Pictures from Soldier's Loop and Highland Trails.

Keep an eye on your fires, everyone.
Mileage: 21.5

Sunday, June 13, 2010

So I cheated a little.

So one of my friends from work asks me if she could take pictures of me riding my bike a few months ago. "Why not?" says I.

Fast forward to today, where she picked me and Tri up, and we went to Locket Meadow on the side of the Peaks where we rode around, and she took pictures. It was fun, and a change of pace to my usual riding repertoire. I'm sure they came out great, except for the dork on his bike in them. >.>

After the picture taking, I hopped on Tri, and rode up the Inner Basin Trail from Locket Meadow to Waterline Road, which I followed all the way to the end in Abineau Canyon on the north side of the peaks, a place I've been wanting to go for quite some time. I figured since I was already on the mountain, why not make a ride out of the day?

Looking back down the mountain at Locket Meadow, with the cinder hills and Sunset Crater beyond.

It wasn't the first tree across the road, but it was the first big one.

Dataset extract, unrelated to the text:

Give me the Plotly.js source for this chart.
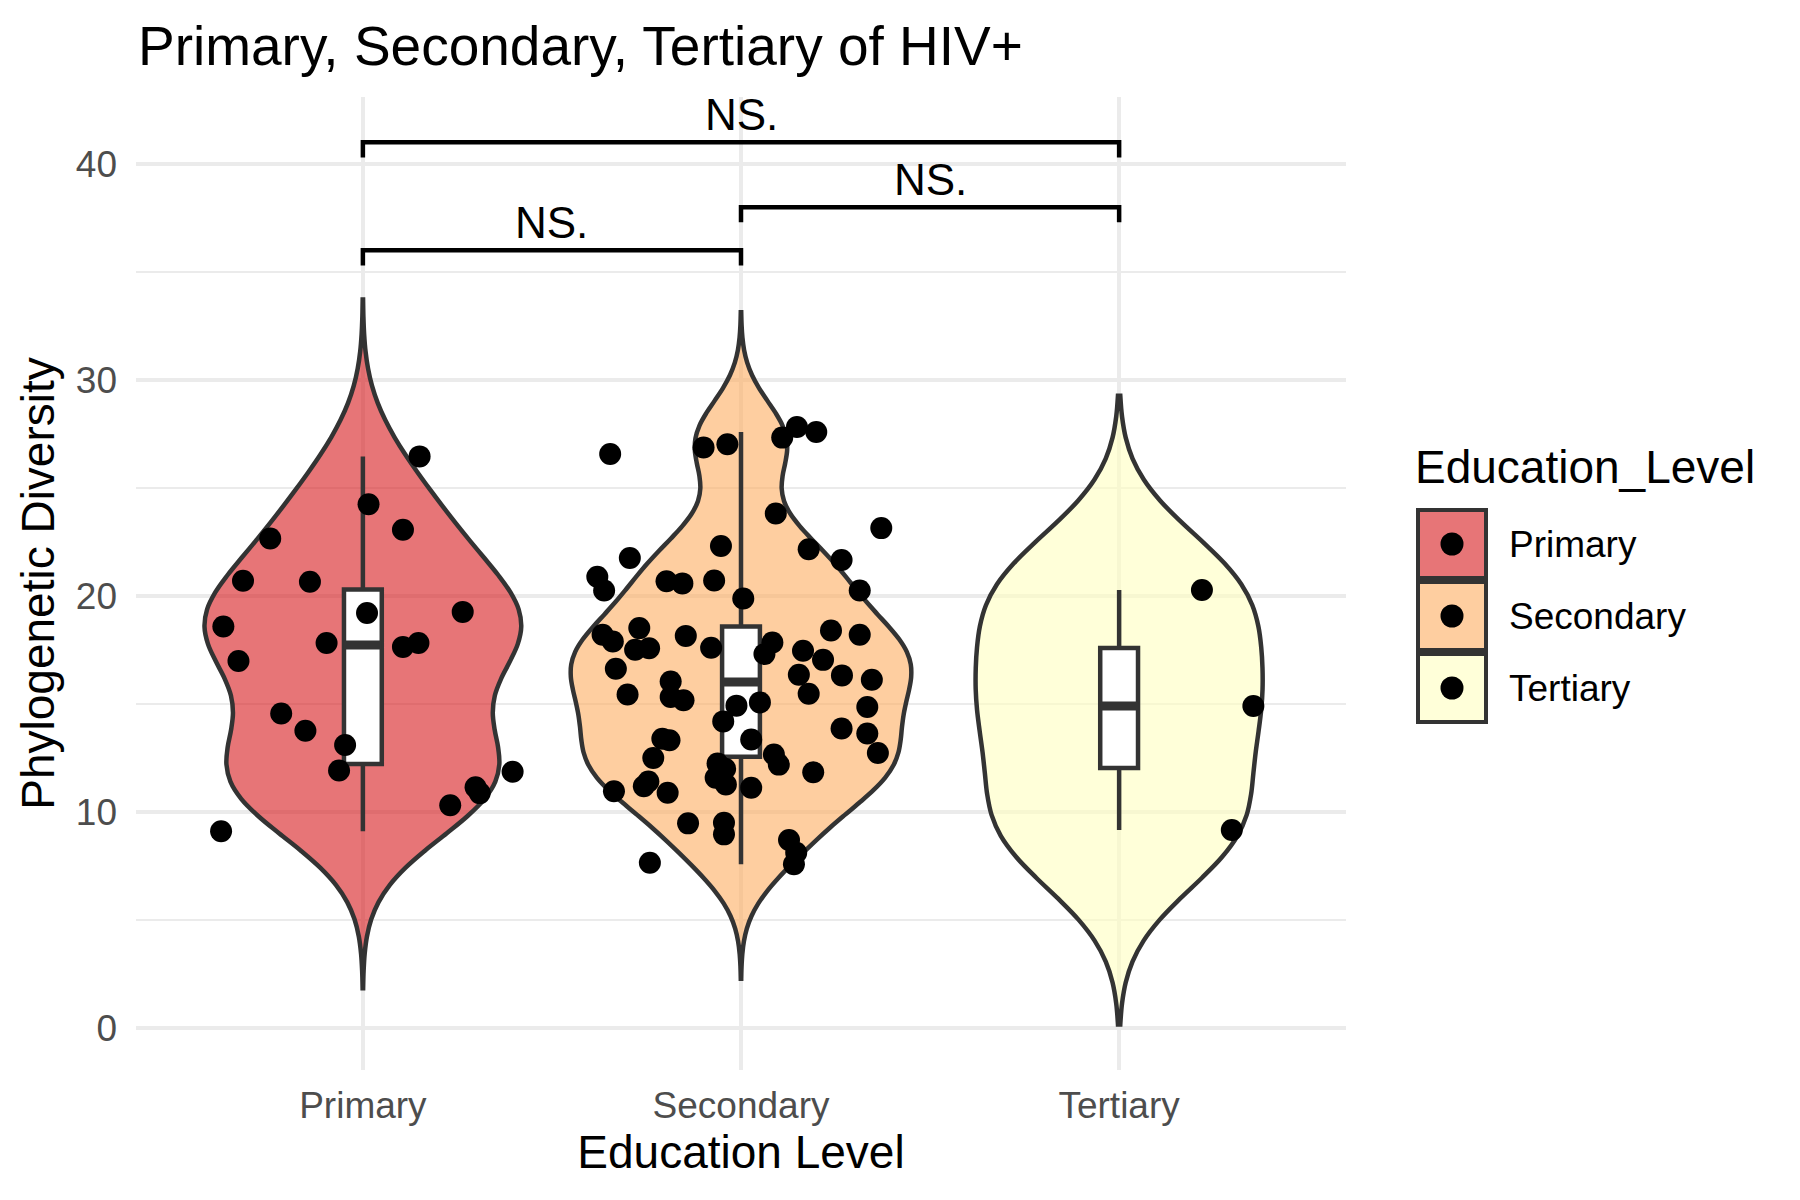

And then I found some snow.

Almost there....

Abineau Canyon, with Humphrey's Peak above.

If you squint, you can almost see the Grand Canyon.

I briefly thought about heading down Abineau trail to the forest road that runs along the north side of the peaks, but being wilderness, I'd have to walk the bike a couple miles. (technically, carry.) ~15 miles of downhill, followed by a few miles of lovely swoopy singletrack along Schultz Creek sounded like much more fun.

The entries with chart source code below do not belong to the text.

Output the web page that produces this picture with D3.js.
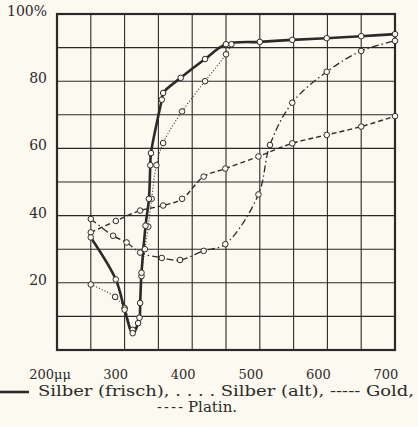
<!DOCTYPE html>
<html>
<head>
<meta charset="utf-8">
<script src="https://cdn.jsdelivr.net/npm/d3@7"></script>
<style>
html,body{margin:0;padding:0;background:#fcf9f1;}
svg{display:block;}
</style>
</head>
<body>
<svg id="chart" width="418" height="427"></svg>
<script>
// ---- data (wavelength in µµ, reflectivity in %) ----
const xTicks = [200, 300, 400, 500, 600, 700];
const yTicks = [20, 40, 60, 80, 100];

const silberFrischNm  = [250, 287, 300, 312, 322, 323, 325, 331, 336, 338, 339, 355, 357, 383, 419, 450, 500, 548, 599, 650, 700];
const silberFrischPct = [33.5, 21, 12, 5, 9.6, 14, 23, 37, 45, 55, 58.6, 74.5, 76.5, 81, 86.6, 91, 91.7, 92.3, 92.8, 93.4, 94];

const silberAltNm  = [250, 286, 300, 312, 320, 325, 330, 335, 340, 347, 357, 385, 419, 450, 458];
const silberAltPct = [19.5, 15.8, 12.5, 6, 8, 22, 30, 36.7, 45, 55, 61.6, 71, 80, 88, 91];

const goldNm  = [250, 283, 303, 323, 355, 382, 417, 449, 498, 515, 548, 599, 650, 700];
const goldPct = [39, 34, 32, 29, 27.4, 26.8, 29.5, 31.5, 46.3, 61, 73.6, 82.8, 89, 92];

const platinNm  = [250, 287, 323, 357, 385, 417, 449, 498, 548, 599, 650, 700];
const platinPct = [35, 38.4, 41.5, 43, 45, 51.6, 54, 57.6, 61.5, 64, 66.5, 69.6];

// ---- drawing ----
const ink = "#2b2a28";
const bg = "#fcf9f1";
const svg = d3.select("#chart");
const x = d3.scaleLinear().domain([200, 700]).range([57, 395]);
const y = d3.scaleLinear().domain([0, 100]).range([350, 14]);
const serif = "DejaVu Serif";

// grid
svg.append("g").selectAll("line.v").data(d3.range(200, 701, 50)).join("line")
  .attr("x1", d => x(d)).attr("x2", d => x(d)).attr("y1", y(0)).attr("y2", y(100))
  .attr("stroke", ink).attr("stroke-width", 1.1);
svg.append("g").selectAll("line.h").data(d3.range(0, 101, 10)).join("line")
  .attr("x1", x(200)).attr("x2", x(700)).attr("y1", d => y(d)).attr("y2", d => y(d))
  .attr("stroke", ink).attr("stroke-width", 1.1);
svg.append("rect").attr("x", x(200)).attr("y", y(100))
  .attr("width", x(700) - x(200)).attr("height", y(0) - y(100))
  .attr("fill", "none").attr("stroke", ink).attr("stroke-width", 2.2);

// y tick labels
svg.append("g").selectAll("text").data(yTicks).join("text")
  .attr("x", 47).attr("y", d => y(d) - 2)
  .attr("text-anchor", "end").attr("dominant-baseline", "middle")
  .attr("font-family", serif).attr("font-size", 14).attr("fill", ink)
  .text(d => d === 100 ? "100%" : d);

// x tick labels
svg.append("g").selectAll("text").data(xTicks).join("text")
  .attr("x", d => d === 200 ? x(d) - 7 : x(d) - 9).attr("y", 375)
  .attr("text-anchor", "middle").attr("dominant-baseline", "middle")
  .attr("font-family", serif).attr("font-size", 13).attr("fill", ink)
  .text(d => d === 200 ? d + "\u03bc\u03bc" : d);

// series
const series = [
  {nm: platinNm, pct: platinPct, dash: "5,3", w: 1.4},
  {nm: goldNm, pct: goldPct, dash: "7,3,1.5,3", w: 1.3},
  {nm: silberAltNm, pct: silberAltPct, dash: "1,2", w: 1.1},
  {nm: silberFrischNm, pct: silberFrischPct, dash: null, w: 2.6}
];
const line = d3.line().x(d => x(d[0])).y(d => y(d[1])).curve(d3.curveCatmullRom.alpha(0.5));
series.forEach(s => {
  const pts = s.nm.map((v, i) => [v, s.pct[i]]);
  svg.append("path").datum(pts).attr("d", line)
    .attr("fill", "none").attr("stroke", ink).attr("stroke-width", s.w)
    .attr("stroke-dasharray", s.dash);
});
series.forEach(s => {
  const pts = s.nm.map((v, i) => [v, s.pct[i]]);
  svg.append("g").selectAll("circle").data(pts).join("circle")
    .attr("cx", d => x(d[0])).attr("cy", d => y(d[1])).attr("r", 2.8)
    .attr("fill", bg).attr("stroke", ink).attr("stroke-width", 1);
});

// legend
svg.append("line").attr("x1", 0).attr("x2", 29).attr("y1", 392).attr("y2", 392)
  .attr("stroke", ink).attr("stroke-width", 2.6);
svg.append("text").attr("x", 38).attr("y", 392).attr("dominant-baseline", "middle")
  .attr("font-family", serif).attr("font-size", 14).attr("fill", ink)
  .attr("textLength", 376).attr("lengthAdjust", "spacingAndGlyphs")
  .text("Silber (frisch),  . . . .  Silber (alt),  -----  Gold,");
svg.append("text").attr("x", 157).attr("y", 408).attr("dominant-baseline", "middle")
  .attr("font-family", serif).attr("font-size", 14).attr("fill", ink)
  .attr("textLength", 26).attr("lengthAdjust", "spacing")
  .text("- - - -");
svg.append("text").attr("x", 188).attr("y", 408).attr("dominant-baseline", "middle")
  .attr("font-family", serif).attr("font-size", 15).attr("fill", ink)
  .text("Platin.");
</script>
</body>
</html>
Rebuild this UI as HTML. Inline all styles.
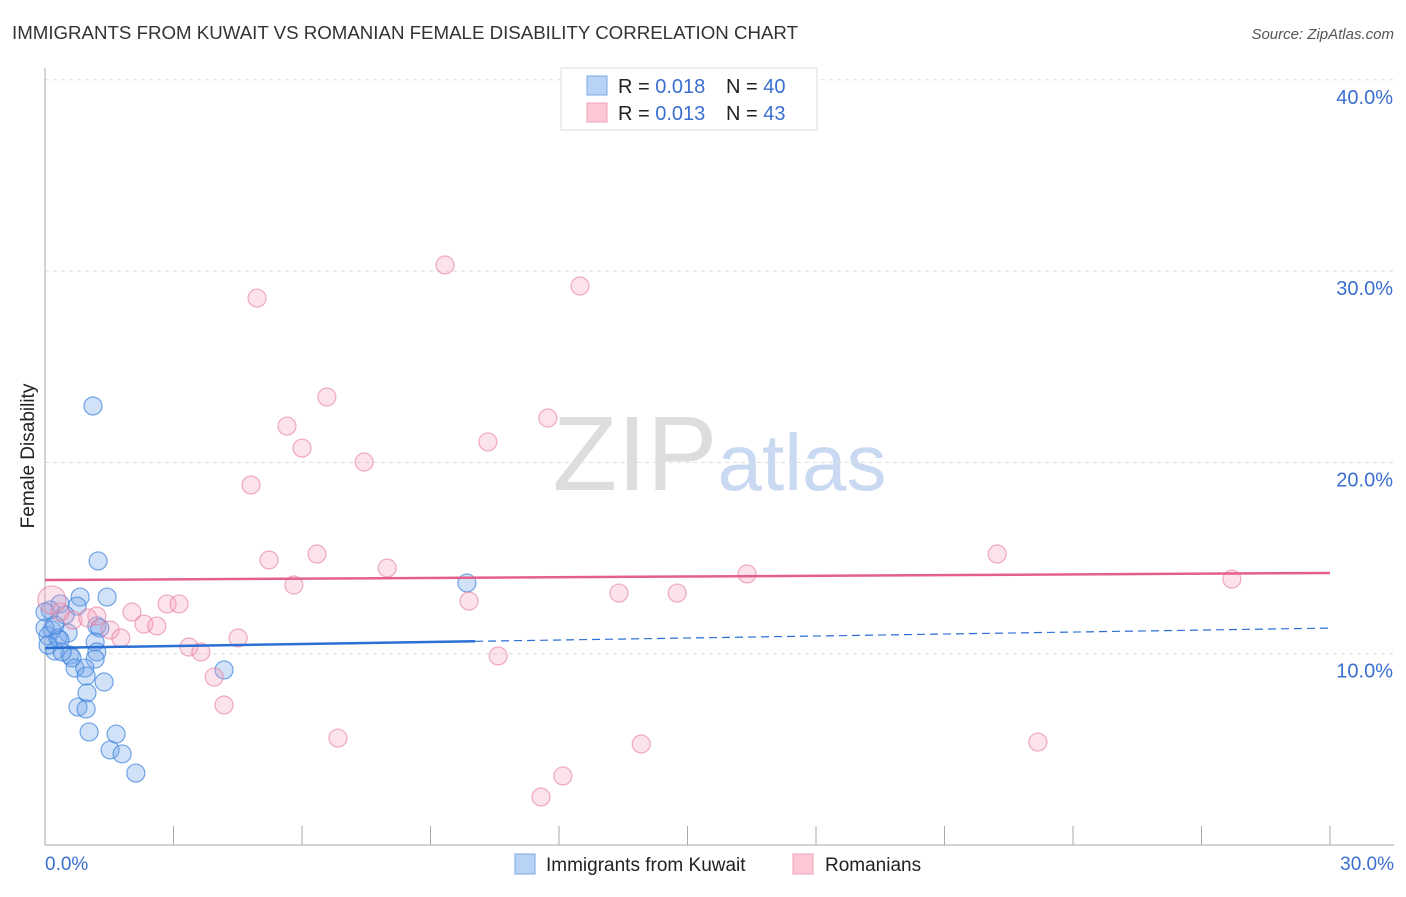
<!DOCTYPE html>
<html><head><meta charset="utf-8"><style>
body{margin:0;background:#fff;font-family:"Liberation Sans",sans-serif}
svg text{font-family:"Liberation Sans",sans-serif}
</style></head><body>
<svg id="c" width="1406" height="892" xmlns="http://www.w3.org/2000/svg">
<text x="12" y="39" font-size="18.7" fill="#333">IMMIGRANTS FROM KUWAIT VS ROMANIAN FEMALE DISABILITY CORRELATION CHART</text>
<text x="1394" y="39" font-size="15" fill="#555" font-style="italic" text-anchor="end">Source: ZipAtlas.com</text>
<text x="34" y="456" font-size="19" fill="#222" text-anchor="middle" transform="rotate(-90 34 456)">Female Disability</text>
<g><text x="635" y="490" font-size="106" fill="#ddd" font-family="Liberation Serif" text-anchor="middle">ZIP</text><text x="802" y="490" font-size="80" fill="#c9d9f2" text-anchor="middle">atlas</text></g>
<g id="grid"></g><g id="axes"></g><g id="marks"></g>
<g>
<rect x="561" y="68" width="256" height="62" fill="#fff" stroke="#ddd"/>
<rect x="587" y="76" width="20" height="19" fill="#b8d3f5" stroke="#7aa8e6"/>
<rect x="587" y="103" width="20" height="19" fill="#fcc8d6" stroke="#eea0b8"/>
<text x="618" y="93" font-size="20" fill="#222">R = <tspan fill="#3a6fd0">0.018</tspan></text>
<text x="726" y="93" font-size="20" fill="#222">N = <tspan fill="#3a6fd0">40</tspan></text>
<text x="618" y="120" font-size="20" fill="#222">R = <tspan fill="#3a6fd0">0.013</tspan></text>
<text x="726" y="120" font-size="20" fill="#222">N = <tspan fill="#3a6fd0"> 43</tspan></text>
</g>
<g>
<rect x="515" y="854" width="20" height="20" fill="#b8d3f5" stroke="#7aa8e6"/>
<text x="546" y="871" font-size="19" fill="#222">Immigrants from Kuwait</text>
<rect x="793" y="854" width="20" height="20" fill="#fcc8d6" stroke="#eea0b8"/>
<text x="825" y="871" font-size="19" fill="#222">Romanians</text>
</g>
</svg>
<script>
const yTicks=[10,20,30,40];
const yTickLabels=["10.0%","20.0%","30.0%","40.0%"];
const xTickLabels=["0.0%","30.0%"];
const kuwaitX=[1.12,1.24,9.85,0.82,1.45,0.75,0.35,0.12,0.47,1.21,1.28,0.16,0.54,0.07,0.30,1.17,0.23,0.58,0.63,1.21,1.17,0.70,0.93,0.96,4.18,1.38,0.98,0.77,0.96,1.66,1.03,1.52,1.80,2.12,0.0,0.0,0.35,0.40,0.23,0.07];
const kuwaitY=[22.95,14.85,13.70,12.96,12.96,12.49,12.60,12.28,12.02,11.45,11.34,11.24,11.08,10.93,10.82,10.61,10.14,9.93,9.78,10.09,9.72,9.25,9.25,8.83,9.15,8.52,7.95,7.21,7.11,5.80,5.91,4.97,4.76,3.76,12.18,11.34,10.72,10.09,11.50,10.45];
const romX=[9.34,12.49,4.95,6.58,5.65,11.74,6.00,10.34,7.45,4.81,22.23,6.35,5.23,7.99,16.39,5.81,27.71,9.90,13.40,14.76,2.85,3.13,2.03,1.21,2.31,2.61,0.65,0.35,1.52,1.77,4.51,3.36,3.64,10.58,3.95,4.18,6.84,13.92,23.18,12.09,11.58,0.16,1.00];
const romY=[30.32,29.22,28.59,23.42,21.90,22.32,20.75,21.07,20.02,18.82,15.21,15.21,14.90,14.48,14.17,13.59,13.90,12.75,13.17,13.17,12.60,12.60,12.18,11.97,11.55,11.45,11.76,12.18,11.24,10.82,10.82,10.35,10.09,9.88,8.78,7.32,5.59,5.28,5.38,3.61,2.51,12.81,11.87];
const romTrend=[13.85,14.22];
const kuwaitTrend=[10.30,11.34];
const kuwaitSolidEnd=10.04;
const NS="http://www.w3.org/2000/svg";
const sx=v=>45+v*42.833, sy=v=>845-v*19.13;
function mk(p,t,a){const e=document.createElementNS(NS,t);for(const k in a)e.setAttribute(k,a[k]);p.appendChild(e);return e;}
const grid=document.getElementById('grid'),axes=document.getElementById('axes'),marks=document.getElementById('marks');
yTicks.forEach((t,i)=>{
 const l=mk(grid,'line',{x1:45,x2:1394,y1:sy(t),y2:sy(t),stroke:'#ddd','stroke-dasharray':'4,4'});
 
 
 const tx=mk(axes,'text',{x:1393,y:sy(t)+24,'font-size':20,fill:'#3a6fd0','text-anchor':'end'});
 tx.textContent=yTickLabels[i];
 
 
});
let a=mk(axes,'line',{x1:45,x2:45,y1:68,y2:845,stroke:'#aaa'});


a=mk(axes,'line',{x1:45,x2:1394,y1:845,y2:845,stroke:'#aaa'});


for(let i=0;i<=10;i++){const x=sx(i*3);
 const t=mk(axes,'line',{x1:x,x2:x,y1:826,y2:845,stroke:'#aaa'});
 
 }
[[0,'start',45],[30,'end',1394]].forEach((d,i)=>{
 const tx=mk(axes,'text',{x:d[2],y:870,'font-size':19,fill:'#3a6fd0','text-anchor':d[1]});
 tx.textContent=xTickLabels[i];
 
 
});
kuwaitX.forEach((x,i)=>{
 const c=mk(marks,'circle',{cx:sx(x),cy:sy(kuwaitY[i]),r:9,fill:'rgba(120,170,235,0.35)',stroke:'rgba(60,130,220,0.7)','stroke-width':1.2});
 
 
});
romX.forEach((x,i)=>{
 const c=mk(marks,'circle',{cx:sx(x),cy:sy(romY[i]),r:i==41?14:9,fill:'rgba(245,160,185,0.3)',stroke:'rgba(230,120,155,0.6)','stroke-width':1.2});
 
 
});
let t=mk(marks,'line',{x1:sx(0),y1:sy(romTrend[0]),x2:sx(30),y2:sy(romTrend[1]),stroke:'#e4608a','stroke-width':2.5});


const ky=x=>kuwaitTrend[0]+(kuwaitTrend[1]-kuwaitTrend[0])*x/30;
t=mk(marks,'line',{x1:sx(0),y1:sy(ky(0)),x2:sx(kuwaitSolidEnd),y2:sy(ky(kuwaitSolidEnd)),stroke:'#2a6fd4','stroke-width':2.5});


t=mk(marks,'line',{x1:sx(kuwaitSolidEnd),y1:sy(ky(kuwaitSolidEnd)),x2:sx(30),y2:sy(ky(30)),stroke:'#2a6fd4','stroke-width':1.2,'stroke-dasharray':'8,5'});


</script>
</body></html>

Looks a little stormy. Fortunately it didn't rain.

Another big one across the road.

And right after I decided that I had enough pictures of blown over trees, I find several.

Not a bad day of riding. I feel like I cheated, because I'm so used to riding to the trail, riding on the trail, then riding home. (Sedona not included.) But I think I could get used to this being dropped off somewhere near where I want to ride to, then riding home.

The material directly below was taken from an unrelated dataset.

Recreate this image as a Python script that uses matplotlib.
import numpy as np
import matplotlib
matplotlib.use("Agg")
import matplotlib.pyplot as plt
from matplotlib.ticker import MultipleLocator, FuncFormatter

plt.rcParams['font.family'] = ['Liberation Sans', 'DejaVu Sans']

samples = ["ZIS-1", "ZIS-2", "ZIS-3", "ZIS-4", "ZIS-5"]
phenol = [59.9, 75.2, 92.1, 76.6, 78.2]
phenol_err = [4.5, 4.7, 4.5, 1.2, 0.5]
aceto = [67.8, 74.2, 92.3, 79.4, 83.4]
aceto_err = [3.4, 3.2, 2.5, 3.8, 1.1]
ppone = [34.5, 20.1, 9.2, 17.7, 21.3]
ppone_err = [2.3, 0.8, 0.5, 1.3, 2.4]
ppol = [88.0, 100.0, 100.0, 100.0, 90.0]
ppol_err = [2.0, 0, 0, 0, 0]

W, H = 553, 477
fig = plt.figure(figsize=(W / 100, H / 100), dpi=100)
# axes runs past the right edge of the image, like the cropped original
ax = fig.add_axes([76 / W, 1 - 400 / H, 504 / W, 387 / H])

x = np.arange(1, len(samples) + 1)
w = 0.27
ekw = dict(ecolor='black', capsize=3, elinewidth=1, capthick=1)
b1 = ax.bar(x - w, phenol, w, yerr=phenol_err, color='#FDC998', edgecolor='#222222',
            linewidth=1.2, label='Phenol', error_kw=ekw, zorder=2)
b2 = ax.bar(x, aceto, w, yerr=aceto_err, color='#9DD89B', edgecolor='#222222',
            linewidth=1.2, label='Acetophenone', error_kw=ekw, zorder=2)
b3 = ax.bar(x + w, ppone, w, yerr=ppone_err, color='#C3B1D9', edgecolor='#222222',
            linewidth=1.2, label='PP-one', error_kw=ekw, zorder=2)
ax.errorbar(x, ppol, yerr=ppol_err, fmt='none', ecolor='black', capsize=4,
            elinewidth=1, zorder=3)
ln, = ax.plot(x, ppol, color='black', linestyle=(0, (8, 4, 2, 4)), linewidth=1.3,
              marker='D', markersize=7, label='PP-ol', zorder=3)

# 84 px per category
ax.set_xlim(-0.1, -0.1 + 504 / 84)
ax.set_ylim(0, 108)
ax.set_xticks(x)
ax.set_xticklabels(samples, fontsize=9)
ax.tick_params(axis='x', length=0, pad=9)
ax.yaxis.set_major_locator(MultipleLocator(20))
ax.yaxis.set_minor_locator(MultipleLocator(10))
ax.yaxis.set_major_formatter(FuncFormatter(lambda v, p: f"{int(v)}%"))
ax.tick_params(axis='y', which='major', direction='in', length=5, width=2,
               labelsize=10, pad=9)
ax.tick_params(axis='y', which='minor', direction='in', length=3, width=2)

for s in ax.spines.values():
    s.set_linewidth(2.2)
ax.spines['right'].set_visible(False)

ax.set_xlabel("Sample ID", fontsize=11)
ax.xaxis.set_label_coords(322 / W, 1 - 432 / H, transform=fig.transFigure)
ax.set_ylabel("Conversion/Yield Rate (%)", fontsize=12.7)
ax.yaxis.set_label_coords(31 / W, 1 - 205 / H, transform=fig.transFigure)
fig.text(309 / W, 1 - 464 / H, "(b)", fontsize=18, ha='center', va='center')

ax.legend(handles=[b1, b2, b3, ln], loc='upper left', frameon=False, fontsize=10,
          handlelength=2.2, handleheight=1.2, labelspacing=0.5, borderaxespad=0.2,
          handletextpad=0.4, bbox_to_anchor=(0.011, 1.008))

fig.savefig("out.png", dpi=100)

...what? You were expecting pictures with me in them?
Mileage: 45

Saturday, June 5, 2010

That was either madness, or brilliance.

It's remarkable how often those two traits coincide.

My bright idea this time was once again to ride to Sedona and back, but this time, taking a route I read about on Handlebar Sandwich, going out Woody Mountain Road, through the Sycamore Canyon/Secret Canyon wilderness areas along a powerline cut over Casner Mountain.

Yeah, I never heard of it either. But it was something different, and I really wanted to ride it, especially for the switchbacks dropping off Casner.

I ended up missing the turns I was shooting for, and wound up on highway 89 somewhere between Sedona and Cottonwood, and had to ride north into Sedona. I was doing fine until coming up the last big hill, when my legs started cramping up, to the point that I launched myself off the bike. At that point I decided to call Exegete for a save (again) and limped to a gas station, then to the Burger Pig for a shake while I waited.

The ranch off Woody Mountain Road. Mooooo.

The Peaks are starting to get pretty small...


The Taylor Fire burn area. Josh and I saw the smoke from this when it first started when we were out riding around. I've never ridden through such a fresh wildfire area, and it was really surreal, almost like stepping into another world. In most places there was nothing on the ground but loose dust and ash. There's no shade, and not many sounds aside from the occasional bird and the wind.

But the tenacity of plants always amazes me. Not even a year on, and plants are already coming back. The green stands out so brightly in this place.

This would have looked much better green... but then I likely would not have seen the view from the road.

Looking south from the rim, with Casner Mountain on the right.

San Francisco peaks from atop Casner.

Going down....

This is where it got steep. Switchbacks all the way down.

I think this shot best displays the grade. I had to stop here to let air out of the tires because I built up enough heat from the brakes to make the air in the tubes expand that much. I've never had brake fade on a bicycle before, and the rims were too hot to touch. I think it's time to upgrade to discs.

I'm alive!

I think this qualifies as an epic ride, and the scenery, the switchbacks, and having a better idea what my endurance limits are made it all worth it.